Excellent. No cracks or repairs. There is faint wear on the underside of the base that is commensurate with the age of the piece. Please see photographs as they form part of the condition report.
Height: c. 3.7" / 9.5 cm high by c. 3.7" / 9.5 cm width (across the widest point) x depth: c. 2.6" / 6.6 cm. Base measurements: c. 2" / 5.1 cm x c. 2.6 / 6.6 cm. Weight: c. 0.2 kg / 235 g
Vase will be securely packaged and shipping will be insured. Shipping will be combined for multiple items.
A BIT OF HISTORY
Peter Ellery, Tremaen Pottery (1965 - 1988)
Tremaen pottery was first set up by Peter Ellery in Marazion, UK in 1965, typically creating large scale pieces using unconventional techniques in both construction and glazing.
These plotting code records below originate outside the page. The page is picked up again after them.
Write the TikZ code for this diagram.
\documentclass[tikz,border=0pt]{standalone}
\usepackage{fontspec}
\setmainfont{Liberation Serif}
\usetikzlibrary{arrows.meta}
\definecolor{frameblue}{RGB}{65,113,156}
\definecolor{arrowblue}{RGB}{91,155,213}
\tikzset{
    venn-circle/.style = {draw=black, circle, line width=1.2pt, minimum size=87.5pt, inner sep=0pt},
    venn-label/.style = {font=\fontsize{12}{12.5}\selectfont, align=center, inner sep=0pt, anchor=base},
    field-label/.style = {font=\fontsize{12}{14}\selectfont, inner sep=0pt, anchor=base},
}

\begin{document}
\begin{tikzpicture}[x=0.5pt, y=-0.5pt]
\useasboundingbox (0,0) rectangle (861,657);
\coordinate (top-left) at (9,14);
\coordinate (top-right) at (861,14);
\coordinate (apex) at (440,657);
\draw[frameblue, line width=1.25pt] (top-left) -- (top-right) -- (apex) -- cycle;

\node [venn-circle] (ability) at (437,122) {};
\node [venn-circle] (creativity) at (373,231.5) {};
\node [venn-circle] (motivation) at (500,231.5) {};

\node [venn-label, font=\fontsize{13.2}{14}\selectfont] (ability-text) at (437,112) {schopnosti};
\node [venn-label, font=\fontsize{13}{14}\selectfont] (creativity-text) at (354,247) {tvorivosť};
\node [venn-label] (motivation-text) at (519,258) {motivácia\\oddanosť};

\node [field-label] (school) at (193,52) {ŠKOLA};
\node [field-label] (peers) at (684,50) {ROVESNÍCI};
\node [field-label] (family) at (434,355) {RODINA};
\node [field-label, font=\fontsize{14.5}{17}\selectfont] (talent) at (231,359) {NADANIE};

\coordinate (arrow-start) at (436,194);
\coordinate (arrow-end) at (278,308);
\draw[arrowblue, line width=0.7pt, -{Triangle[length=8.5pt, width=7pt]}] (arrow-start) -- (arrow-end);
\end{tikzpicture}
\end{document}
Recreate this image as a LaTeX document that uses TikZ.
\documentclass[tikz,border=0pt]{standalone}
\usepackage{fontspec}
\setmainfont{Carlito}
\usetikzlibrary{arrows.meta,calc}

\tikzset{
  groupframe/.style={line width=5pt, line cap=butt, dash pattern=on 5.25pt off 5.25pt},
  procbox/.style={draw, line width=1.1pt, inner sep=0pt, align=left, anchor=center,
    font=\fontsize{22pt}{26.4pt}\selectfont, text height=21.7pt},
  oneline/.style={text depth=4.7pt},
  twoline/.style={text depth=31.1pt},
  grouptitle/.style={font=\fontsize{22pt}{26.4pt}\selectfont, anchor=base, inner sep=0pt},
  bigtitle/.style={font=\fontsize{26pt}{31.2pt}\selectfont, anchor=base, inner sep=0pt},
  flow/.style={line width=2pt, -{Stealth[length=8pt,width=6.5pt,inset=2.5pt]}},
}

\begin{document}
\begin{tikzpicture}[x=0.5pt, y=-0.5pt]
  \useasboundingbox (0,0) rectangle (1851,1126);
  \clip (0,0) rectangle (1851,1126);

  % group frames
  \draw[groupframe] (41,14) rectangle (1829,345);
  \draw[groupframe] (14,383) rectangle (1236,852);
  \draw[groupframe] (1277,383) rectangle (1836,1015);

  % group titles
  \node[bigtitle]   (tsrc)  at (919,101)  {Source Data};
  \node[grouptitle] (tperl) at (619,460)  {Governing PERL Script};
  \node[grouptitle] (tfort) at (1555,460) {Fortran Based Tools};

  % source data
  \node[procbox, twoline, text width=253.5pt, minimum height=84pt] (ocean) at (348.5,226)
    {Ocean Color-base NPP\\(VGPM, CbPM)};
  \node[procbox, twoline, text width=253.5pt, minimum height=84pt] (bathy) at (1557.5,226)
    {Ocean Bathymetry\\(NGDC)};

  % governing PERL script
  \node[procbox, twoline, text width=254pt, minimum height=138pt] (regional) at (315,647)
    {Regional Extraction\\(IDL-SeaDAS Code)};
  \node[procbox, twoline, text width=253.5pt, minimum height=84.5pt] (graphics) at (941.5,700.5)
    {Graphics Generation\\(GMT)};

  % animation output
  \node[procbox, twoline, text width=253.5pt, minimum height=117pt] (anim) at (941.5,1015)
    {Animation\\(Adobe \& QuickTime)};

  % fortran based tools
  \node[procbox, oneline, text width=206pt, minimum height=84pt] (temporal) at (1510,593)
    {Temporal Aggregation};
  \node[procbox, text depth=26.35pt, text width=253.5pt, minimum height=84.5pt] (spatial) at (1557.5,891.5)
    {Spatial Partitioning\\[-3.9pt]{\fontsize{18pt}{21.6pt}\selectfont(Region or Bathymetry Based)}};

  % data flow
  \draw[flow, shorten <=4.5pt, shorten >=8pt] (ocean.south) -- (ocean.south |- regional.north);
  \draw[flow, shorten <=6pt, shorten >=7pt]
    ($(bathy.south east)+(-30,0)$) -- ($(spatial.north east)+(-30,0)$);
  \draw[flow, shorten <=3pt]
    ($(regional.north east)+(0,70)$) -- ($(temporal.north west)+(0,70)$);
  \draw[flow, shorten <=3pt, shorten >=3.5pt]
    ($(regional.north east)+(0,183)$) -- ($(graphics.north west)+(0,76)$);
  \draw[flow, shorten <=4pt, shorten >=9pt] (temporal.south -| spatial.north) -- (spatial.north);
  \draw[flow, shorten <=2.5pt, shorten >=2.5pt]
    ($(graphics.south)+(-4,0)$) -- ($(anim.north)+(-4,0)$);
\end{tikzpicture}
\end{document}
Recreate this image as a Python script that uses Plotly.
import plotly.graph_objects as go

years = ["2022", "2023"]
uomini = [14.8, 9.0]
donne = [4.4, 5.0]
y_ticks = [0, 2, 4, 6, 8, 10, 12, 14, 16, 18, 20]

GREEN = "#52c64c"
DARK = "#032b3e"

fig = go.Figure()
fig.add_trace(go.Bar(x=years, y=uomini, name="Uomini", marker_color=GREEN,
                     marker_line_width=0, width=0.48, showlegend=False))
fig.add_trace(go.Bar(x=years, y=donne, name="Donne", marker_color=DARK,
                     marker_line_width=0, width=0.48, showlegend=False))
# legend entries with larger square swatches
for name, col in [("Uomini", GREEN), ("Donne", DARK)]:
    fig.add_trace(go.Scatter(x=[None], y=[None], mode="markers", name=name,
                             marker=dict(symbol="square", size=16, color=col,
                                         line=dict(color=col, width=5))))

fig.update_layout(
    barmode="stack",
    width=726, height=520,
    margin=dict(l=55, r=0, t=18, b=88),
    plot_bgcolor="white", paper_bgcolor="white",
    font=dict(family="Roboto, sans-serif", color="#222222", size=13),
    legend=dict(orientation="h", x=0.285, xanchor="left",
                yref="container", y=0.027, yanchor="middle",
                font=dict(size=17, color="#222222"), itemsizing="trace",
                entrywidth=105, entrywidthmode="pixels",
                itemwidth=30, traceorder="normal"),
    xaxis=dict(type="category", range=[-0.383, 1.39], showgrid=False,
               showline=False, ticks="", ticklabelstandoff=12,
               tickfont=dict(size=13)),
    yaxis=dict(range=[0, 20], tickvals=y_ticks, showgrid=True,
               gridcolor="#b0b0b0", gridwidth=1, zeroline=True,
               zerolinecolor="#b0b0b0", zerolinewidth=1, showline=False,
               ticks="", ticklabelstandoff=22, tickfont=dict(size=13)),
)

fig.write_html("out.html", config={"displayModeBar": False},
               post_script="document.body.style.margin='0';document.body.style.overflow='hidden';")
His work quickly gained appreciation and popularity, and within 2 years Tremaen pottery moved to a larger premises in Newlyn with the workforce expanding to twelve to cope with demand.
Although work continued to be by hand, the range of pieces produced by Tremaen expanded to include smaller scale and figural pieces. Tremaen's work maintained its popularity but sadly, the recession of the early 1980s created increasing economic difficulties. Ellery sustained Tremaen's production until 1988 where he made the decision to close the pottery.